Public Service Commission - News

Break the silence - Blow the whistle on corruption

[ SIDE QUOTE: the Act will encourage people to carry out their civic responsibilities and report corruption encountered at the workplace. ]

In an attempt to curb corruption in the public service, the PSC introduced a whistle blowing initiative in 1998. Since its inception, the whistle blowing initiative has been effective in the sense that a number of corruption cases in different government departments have been reported. Last year, parliament passed the Protected Disclosures Act (Act 26 of 2000).

Protected Disclosures Act

The purpose of the Act is to make provision for the procedures in terms of which employees in both the private and the public sector may disclose information regarding unlawful or irregular conduct by their employers or other employees; to provide for the protection of employees who make a disclosure which is protected in terms of this Act; and to provide for matters connected therewith.

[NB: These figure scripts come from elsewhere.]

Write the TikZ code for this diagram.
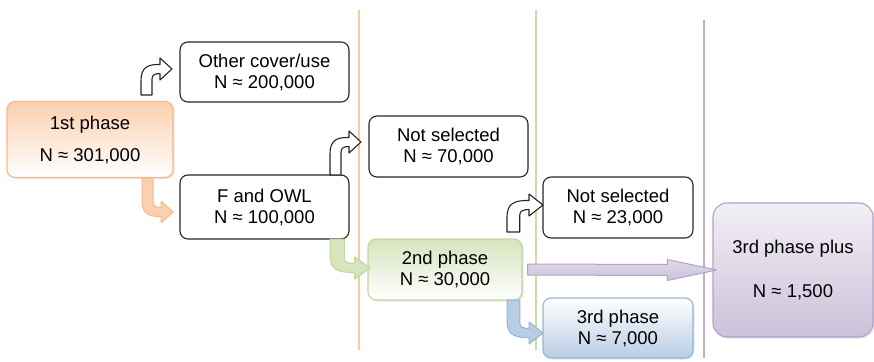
\documentclass[tikz,border=0pt]{standalone}
\usepackage{fontspec}
\setmainfont{Liberation Sans}
\usetikzlibrary{calc,shadows}

\definecolor{orangeedge}{HTML}{F8B888}
\definecolor{orangefill}{HTML}{FBD0AE}
\definecolor{orangeline}{HTML}{FBC9A0}
\definecolor{greenedge}{HTML}{C3D69B}
\definecolor{greenfill}{HTML}{D7E4BD}
\definecolor{greenline}{HTML}{CADDA6}
\definecolor{blueedge}{HTML}{95B3D7}
\definecolor{bluefill}{HTML}{B9CDE5}
\definecolor{purpleedge}{HTML}{B3A2C7}
\definecolor{purplefill}{HTML}{CCC1DA}
\definecolor{purpleline}{HTML}{BCAED0}

\tikzset{
    pics/bentarrow/.style={code={
        \draw[pic actions] (0,0) -- (0,{-#1+12}) .. controls (0,{-#1-1}) and (6,{-#1-4.5}) .. (17,{-#1-4.5})
            -- (19,{-#1-4.5}) -- (19,{-#1-11}) -- (31,{-#1}) -- (19,{-#1+11}) -- (19,{-#1+4.5})
            .. controls (14,{-#1+4.5}) and (11,{-#1+6}) .. (11,{-#1+10}) -- (11,0) -- cycle;
    }}
}

\begin{document}
\begin{tikzpicture}[x=1pt, y=-1pt,
    font=\fontsize{18.5}{21}\selectfont,
    plain/.style={draw=black!85, line width=1.1pt, rounded corners=8pt, align=center, fill=white, inner sep=0pt},
    phase/.style={draw=#1edge, line width=1.1pt, rounded corners=8pt, align=center, inner sep=0pt,
        drop shadow={opacity=0.2, shadow xshift=1.5pt, shadow yshift=-1.5pt}},
    divider/.style={line width=1.8pt, draw=#1line},
    turnblack/.style={draw=black!85, line width=1.1pt, fill=white, line join=round},
    turncolor/.style={draw=#1edge, line width=1pt, fill=#1fill, line join=round},
    fatarrow/.style={draw=purpleedge, line width=1pt, top color=purplefill!60!white, bottom color=purplefill, line join=round}
]
    \useasboundingbox (0,0) rectangle (874,361);

    \draw[divider=orange] (359,10) -- (359,350);
    \draw[divider=green] (536,10) -- (536,350);
    \draw[divider=purple] (704,20) -- (704,358);

    \node[phase=orange, top color=orangefill, bottom color=white, minimum width=166pt, minimum height=76pt] (first) at (90,139.5) {1st phase\\[11pt]N ≈ 301,000};
    \node[plain, minimum width=169pt, minimum height=60pt] (other) at (264.5,72) {Other cover/use\\N ≈ 200,000};
    \node[plain, minimum width=169pt, minimum height=64pt] (fowl) at (264.5,207) {F and OWL\\N ≈ 100,000};
    \node[plain, minimum width=159pt, minimum height=61pt] (dropa) at (448.5,146.5) {Not selected\\N ≈ 70,000};
    \node[phase=green, top color=greenfill, bottom color=white, minimum width=154pt, minimum height=61pt] (second) at (445,269.5) {2nd phase\\N ≈ 30,000};
    \node[plain, minimum width=150pt, minimum height=61pt] (dropb) at (618,207.5) {Not selected\\N ≈ 23,000};
    \node[phase=blue, top color=white, bottom color=bluefill, minimum width=150pt, minimum height=60pt] (third) at (618,328) {3rd phase\\N ≈ 7,000};
    \node[phase=purple, rounded corners=14pt, top color=purplefill!25!white, bottom color=purplefill, minimum width=160pt, minimum height=134pt] (plus) at (793,270) {3rd phase plus\\[23pt]N ≈ 1,500};

    \pic[turnblack] at (141,95) {bentarrow=26};
    \pic[turncolor=orange, yscale=-1] at (142,178) {bentarrow=34};
    \pic[turnblack] at (330,175) {bentarrow=33};
    \pic[turncolor=green, yscale=-1, xscale=1.3] at (330,239) {bentarrow=29};
    \pic[turnblack, xscale=1.16] at (507,232) {bentarrow=27};
    \pic[turncolor=blue, yscale=-1, xscale=1.16] at (507,300) {bentarrow=33};

    \draw[fatarrow] ($(second.east)+(5,-5.5)$) -- ($(plus.west)+(-45,-5.5)$) -- ($(plus.west)+(-45,-10.5)$)
        -- ($(plus.west)+(4,0)$) -- ($(plus.west)+(-45,10.5)$) -- ($(plus.west)+(-45,5.5)$)
        -- ($(second.east)+(5,5.5)$) -- cycle;
\end{tikzpicture}
\end{document}
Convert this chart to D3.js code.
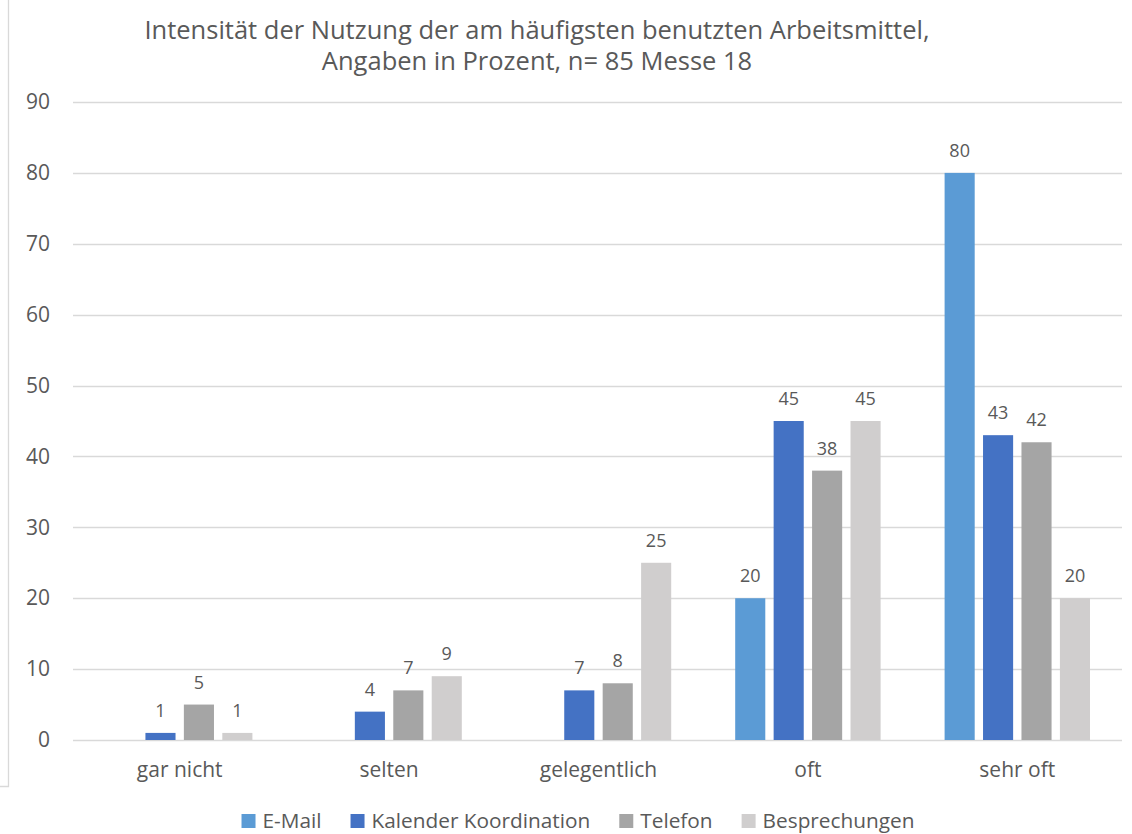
<!DOCTYPE html>
<html>
<head>
<meta charset="utf-8">
<title>Intensität der Nutzung</title>
<script src="https://cdnjs.cloudflare.com/ajax/libs/d3/7.8.5/d3.min.js"></script>
<style>
	body { margin: 0; background: #fff; }
	svg text { font-family: "Open Sans", sans-serif; fill: #595959; }
	.grid line { stroke: #d9d9d9; stroke-width: 1.3px; }
</style>
</head>
<body>
<script>
var categories = ["gar nicht", "selten", "gelegentlich", "oft", "sehr oft"];
var seriesNames = ["E-Mail", "Kalender Koordination", "Telefon", "Besprechungen"];
var emailValues = [null, null, null, 20, 80];
var kalenderValues = [1, 4, 7, 45, 43];
var telefonValues = [5, 7, 8, 38, 42];
var besprechungValues = [1, 9, 25, 45, 20];
var yTicks = [0, 10, 20, 30, 40, 50, 60, 70, 80, 90];
var titleLines = ["Intensität der Nutzung der am häufigsten benutzten Arbeitsmittel,",
	"Angaben in Prozent, n= 85 Messe 18"];
var colors = ["#5b9bd5", "#4472c4", "#a5a5a5", "#d0cece"];

var allValues = [emailValues, kalenderValues, telefonValues, besprechungValues];

var W = 1132, H = 834;
var plotLeft = 75, plotRight = 1122, plotTop = 102, plotBottom = 740;

var svg = d3.select("body").append("svg")
	.attr("width", W)
	.attr("height", H);

// frame line on the left
svg.append("path")
	.attr("d", "M8.5,0 V786.5 H0")
	.attr("fill", "none")
	.attr("stroke", "#d9d9d9")
	.attr("stroke-width", 1.3);

var x0 = d3.scaleBand().domain(categories).range([plotLeft, plotRight]);
var x1 = d3.scaleBand().domain(seriesNames)
	.range([32, x0.bandwidth() - 32])
	.paddingInner(0.217);
var y = d3.scaleLinear().domain([0, 90]).range([plotBottom, plotTop]);

// gridlines
svg.append("g").attr("class", "grid")
	.selectAll("line")
	.data(yTicks)
	.enter().append("line")
		.attr("x1", 73)
		.attr("x2", plotRight)
		.attr("y1", function(d) { return Math.round(y(d)) + 0.5; })
		.attr("y2", function(d) { return Math.round(y(d)) + 0.5; });

// y axis labels
var yAxis = d3.axisLeft(y).tickValues(yTicks).tickSize(0).tickPadding(25);
var ya = svg.append("g")
	.attr("transform", "translate(" + plotLeft + ",0)")
	.call(yAxis);
ya.select(".domain").remove();
ya.selectAll("text")
	.style("font-size", "21px")
	.style("font-family", "'Open Sans', sans-serif")
	.attr("fill", "#595959");

// x axis labels
var xAxis = d3.axisBottom(x0).tickSize(0).tickPadding(22);
var xa = svg.append("g")
	.attr("transform", "translate(0," + plotBottom + ")")
	.call(xAxis);
xa.select(".domain").remove();
xa.selectAll("text")
	.style("font-size", "21px")
	.style("font-family", "'Open Sans', sans-serif")
	.attr("fill", "#595959");

// bars
var rows = [];
categories.forEach(function(c, i) {
	seriesNames.forEach(function(s, j) {
		var v = allValues[j][i];
		if (v !== null) rows.push({ cat: c, series: s, value: v, idx: j });
	});
});

var groups = svg.append("g");
groups.selectAll("rect")
	.data(rows)
	.enter().append("rect")
		.attr("x", function(d) { return x0(d.cat) + x1(d.series); })
		.attr("y", function(d) { return y(d.value); })
		.attr("width", x1.bandwidth())
		.attr("height", function(d) { return y(0) - y(d.value); })
		.attr("fill", function(d) { return colors[d.idx]; });

groups.selectAll("text")
	.data(rows)
	.enter().append("text")
		.attr("x", function(d) { return x0(d.cat) + x1(d.series) + x1.bandwidth() / 2; })
		.attr("y", function(d) { return y(d.value) - 16; })
		.attr("text-anchor", "middle")
		.style("font-size", "18px")
		.text(function(d) { return d.value; });

// title
svg.append("g").selectAll("text")
	.data(titleLines)
	.enter().append("text")
		.attr("x", 537)
		.attr("y", function(d, i) { return 39 + i * 31; })
		.attr("text-anchor", "middle")
		.style("font-size", "25.5px")
		.text(function(d) { return d; });

// legend
var legend = svg.append("g");
var items = legend.selectAll("g")
	.data(seriesNames)
	.enter().append("g");
items.append("rect")
	.attr("width", 14)
	.attr("height", 14)
	.attr("y", -14)
	.attr("fill", function(d, i) { return colors[i]; });
items.append("text")
	.attr("x", 21)
	.attr("y", 0)
	.style("font-size", "20.8px")
	.text(function(d) { return d; });

var gap = 29;
var pos = 0;
items.each(function() {
	var w = this.querySelector("text").getComputedTextLength() + 21;
	d3.select(this).attr("data-x", pos);
	pos += w + gap;
});
var total = pos - gap;
var startX = 578 - total / 2;
items.attr("transform", function() {
	return "translate(" + (startX + (+this.getAttribute("data-x"))) + ",828)";
});
</script>
</body>
</html>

The Act thus provides procedures in terms of which any employee may disclose information relating to an offence or a malpractice in the workplace by his or her employer or fellow employees. It also provides for the protection of an employee who makes a disclosure in accordance with the procedures provided for by the Act against any reprisals as a result of such a disclosure. According to the PSC Director of Ethics, Roderick Davids, the Act will encourage people to carry out their civic responsibilities and report corruption encountered at the workplace.


The Institute for Security Studies and the Department of Justice are compiling a booklet on disclosure guidelines, which will be distributed to all Senior Managers by early September 2001. Workshops will be organized throughout the Country to coach Senior Managers on the guidelines. The Commission will collaborate with the Department of Justice in this exercise.

Future whistle blowing plans

According to Davids, the PSC envisages the appointment in every government department of an ethics officer who will be trained in interviewing, verification and referral skills. The officer will be someone conversant with the Protected Disclosure Act, passionate about clean governance and Anti-Corruption, and a person of integrity. "However," he stresses, " we will consult fully with unions and employers before we kick-start the process."

Asked about the challenges facing the initiative, Davids says that his Directorate would like to turn around the exercise from its negative connotation of regarding a person who has zero tolerance for corruption as a "sell-out -impimpi", to a more positive process that implants a culture which will recognizes reporting corruption as one's civic responsibility in the interests of clean governance and democracy. The Directorate would also like to develop a report back mechanism, so that those who report corruption can be kept informed of developments in the cases they report.